La mission parlementaire est pilotée par les députées Naïma Moutchou (LREM) et Sarah El Hairi (Modem). Il s’agit dans l’esprit du secrétaire d’État en charge des Associations, Gabriel Attal, de favoriser une philanthropie à la française, sur le modèle du giving pledge américain, en développant une nouvelle culture du don et en assouplissant les règles du droit successoral. La réserve héréditaire garantit aux héritiers directs une part importante d’une succession. Certains legs ou donations effectués à des associations ou fondations ont été contestés par les héritiers au moment de la succession et les OSBL concernés ont dû restituer les fonds litigieux après plusieurs années. La réserve héréditaire peut donc constituer un frein à la générosité des Français en constituant un facteur d’insécurité juridique pour les legs effectués au profit des acteurs du secteur associatif. Rappelons que ce principe souffre déjà quelques assouplissements. Aux termes de l’alinéa 1er de l’article L. 132-13 du Code des assurances, le capital ou la rente versés au titre d’une assurance-vie souscrite au bénéfice d’un tiers ne sont soumis ni aux règles du rapport à la succession ni à celles de la réduction pour atteinte à la réserve des héritiers du contractant. En effet, ils ne figurent pas dans les biens existant au décès de l’assuré dans la mesure où le bénéficiaire les acquiert directement contre l’assureur en vertu d’un droit propre né de la stipulation pour autrui sur laquelle repose l’opération d’assurance. Ainsi, l’assurance-vie n’est pas prise en compte lors du calcul de la quotité disponible et de la réserve héréditaire. Le mécanisme de l’assurance-vie est donc souvent perçu comme un moyen de contourner les règles de la quotité disponible et de la réserve héréditaire. En outre, le mécanisme de la renonciation anticipée à l’action en réduction prévu à l’article 928 du Code civil permet de sécuriser un don ou un legs. En effet cette procédure a pour objectif que les héritiers réservataires consentent à ce que la part qui leur est normalement dévolue soit réduite sans pouvoir être remise en cause par une action en réduction ultérieure. Un acte authentique signé par deux notaires matérialise le consentement des héritiers.

Des pistes de réforme

Il ne s’agit cependant pas pour le secrétaire d’État en charge des Associations de supprimer le principe de la réserve héréditaire. De son côté, le président du Conseil supérieur du notariat, Jean-Francois Humbert, s’est dit favorable à l’introduction de plus de souplesse dans les règles de la réserve héréditaire, notamment pour les patrimoines les plus importants. Le don effectué à une œuvre d’intérêt général pourrait ne pas être rapportable à la succession. Ce sujet pourrait être clarifié par le biais d’un pacte successoral, a indiqué le président du Conseil supérieur du notariat, lors d’un événement dédié à la philanthropie, en présence de Gabriel Attal, et de la députée Naïma Moutchou.

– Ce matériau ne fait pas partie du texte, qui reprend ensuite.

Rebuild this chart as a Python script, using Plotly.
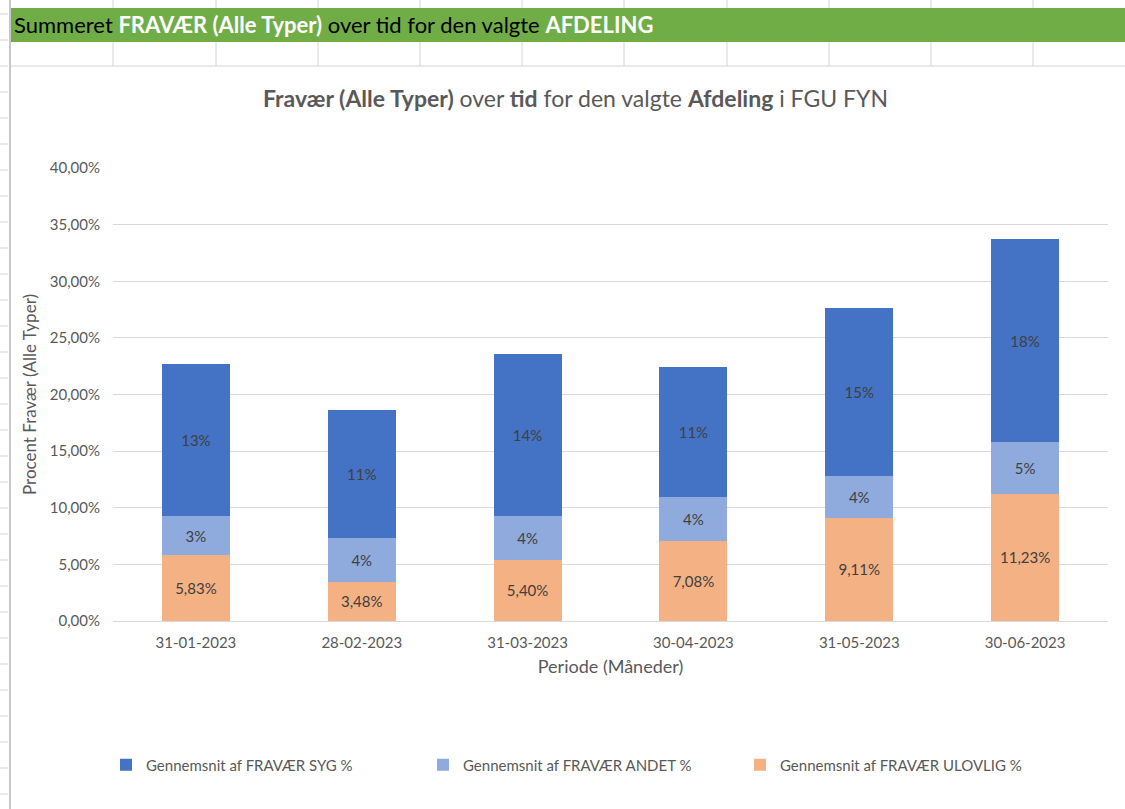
import plotly.graph_objects as go

# ---- data ----
perioder = ["31-01-2023", "28-02-2023", "31-03-2023", "30-04-2023", "31-05-2023", "30-06-2023"]
syg = [0.1345, 0.1127, 0.1431, 0.1145, 0.1483, 0.1787]
andet = [0.0340, 0.0388, 0.0387, 0.0390, 0.0372, 0.0460]
ulovlig = [0.0583, 0.0348, 0.0540, 0.0708, 0.0911, 0.1123]
y_ticks = [0, 0.05, 0.10, 0.15, 0.20, 0.25, 0.30, 0.35, 0.40]

names = ["Gennemsnit af FRAVÆR SYG %", "Gennemsnit af FRAVÆR ANDET %", "Gennemsnit af FRAVÆR ULOVLIG %"]
colors = ["#4472C4", "#8FAADC", "#F4B183"]

W, H = 1125, 809
PL, PR, PT, PB = 113, 1108, 168, 621  # plot area in pixels

def px(x):
    return (x - PL) / (PR - PL)

def py(y):
    return (PB - y) / (PB - PT)

FONT = "Lato, sans-serif"
GRAY = "#595959"

fig = go.Figure()
# stacking order: ulovlig bottom, andet middle, syg top
fig.add_trace(go.Bar(x=perioder, y=ulovlig, name=names[2], marker=dict(color=colors[2], line=dict(width=0)),
                     texttemplate="%{y:.2%}", legendrank=3))
fig.add_trace(go.Bar(x=perioder, y=andet, name=names[1], marker=dict(color=colors[1], line=dict(width=0)),
                     texttemplate="%{y:.0%}", legendrank=2))
fig.add_trace(go.Bar(x=perioder, y=syg, name=names[0], marker=dict(color=colors[0], line=dict(width=0)),
                     texttemplate="%{y:.0%}", legendrank=1))
fig.update_traces(textposition="inside", insidetextanchor="middle", textangle=0,
                  constraintext="none", hoverinfo="skip",
                  textfont=dict(family=FONT, size=15, color="#404040"))

shapes = []
LINE = "#D4D4D4"
cols = [113, 216, 318, 420, 522, 624, 727, 829, 931, 1033]
for c in cols:
    shapes.append(dict(type="line", xref="paper", yref="paper", x0=px(c), x1=px(c), y0=py(0), y1=py(8),
                       line=dict(color=LINE, width=1)))
    shapes.append(dict(type="line", xref="paper", yref="paper", x0=px(c), x1=px(c), y0=py(42), y1=py(66),
                       line=dict(color=LINE, width=1)))
shapes.append(dict(type="rect", xref="paper", yref="paper", x0=px(10), x1=px(1126), y0=py(8), y1=py(42),
                   fillcolor="#70AD47", line=dict(width=0), layer="below"))
shapes.append(dict(type="line", xref="paper", yref="paper", x0=px(10), x1=px(1126), y0=py(66), y1=py(66),
                   line=dict(color=LINE, width=1)))
shapes.append(dict(type="line", xref="paper", yref="paper", x0=px(10), x1=px(10), y0=py(0), y1=py(810),
                   line=dict(color="#C8C8C8", width=2)))
r = 14
while r < 809:
    shapes.append(dict(type="line", xref="paper", yref="paper", x0=px(0), x1=px(8), y0=py(r), y1=py(r),
                       line=dict(color=LINE, width=1)))
    r += 26

annotations = [
    dict(xref="paper", yref="paper", x=px(12), y=py(25), xanchor="left", yanchor="middle", showarrow=False,
         text='Summeret <b><span style="color:white">FRAVÆR (Alle Typer)</span></b> over tid for den valgte '
              '<b><span style="color:white">AFDELING</span></b>',
         font=dict(family=FONT, size=22, color="#000000")),
    dict(xref="paper", yref="paper", x=px(575), y=py(98), xanchor="center", yanchor="middle", showarrow=False,
         text="<b>Fravær (Alle Typer)</b> over <b>tid</b> for den valgte <b>Afdeling</b> i FGU FYN",
         font=dict(family=FONT, size=23, color=GRAY)),
]

fig.update_layout(
    width=W, height=H,
    barmode="stack", bargap=0.59,
    separators=",.",
    paper_bgcolor="white", plot_bgcolor="white",
    margin=dict(l=PL, r=W - PR, t=PT, b=H - PB, pad=0),
    font=dict(family=FONT, color=GRAY, size=15),
    shapes=shapes, annotations=annotations,
    showlegend=True,
    legend=dict(orientation="h", x=px(106), y=py(765), xanchor="left", yanchor="middle",
                entrywidth=272, entrywidthmode="pixels", itemwidth=30, traceorder="normal",
                font=dict(family=FONT, size=15, color=GRAY)),
    xaxis=dict(showline=True, linecolor="#D9D9D9", ticks="", tickfont=dict(size=15, color=GRAY),
               title=dict(text="Periode (Måneder)", font=dict(size=18, color=GRAY), standoff=10),
               ticklabelstandoff=8, fixedrange=True),
    yaxis=dict(range=[0, 0.40], tickvals=y_ticks, tickformat=".2%", showgrid=True, gridcolor="#D9D9D9",
               gridwidth=1, zeroline=False, showline=False, ticks="",
               tickfont=dict(size=15, color=GRAY), ticklabelstandoff=12,
               title=dict(text="Procent Fravær (Alle Typer)", font=dict(size=17, color=GRAY), standoff=8),
               fixedrange=True),
)

fig.write_html("out.html", config={"displayModeBar": False, "staticPlot": True},
               post_script="document.body.style.margin='0';document.body.style.overflow='hidden';")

Rappelons dans les pistes de réforme possibles, qu’un rapport de l’Inspection générale des finances, en avril 2017, avait préconisé la mise en place d’un mécanisme de plafonnement de la réserve héréditaire à 30 % des biens du disposant afin de faciliter la transmission du patrimoine des entrepreneurs et dirigeants aux fondations actionnaires. Quelles que soient les orientations des conclusions de la mission parlementaire, les députés en charge de celle-ci ont affirmé que la réserve héréditaire n’était pas menacée en tant que telle et qu’il était nécessaire de garantir une transmission d’une part de patrimoine suffisante aux héritiers et de s’assurer que la cause bénéficiaire choisie par l’auteur du legs relève bien de l’intérêt général.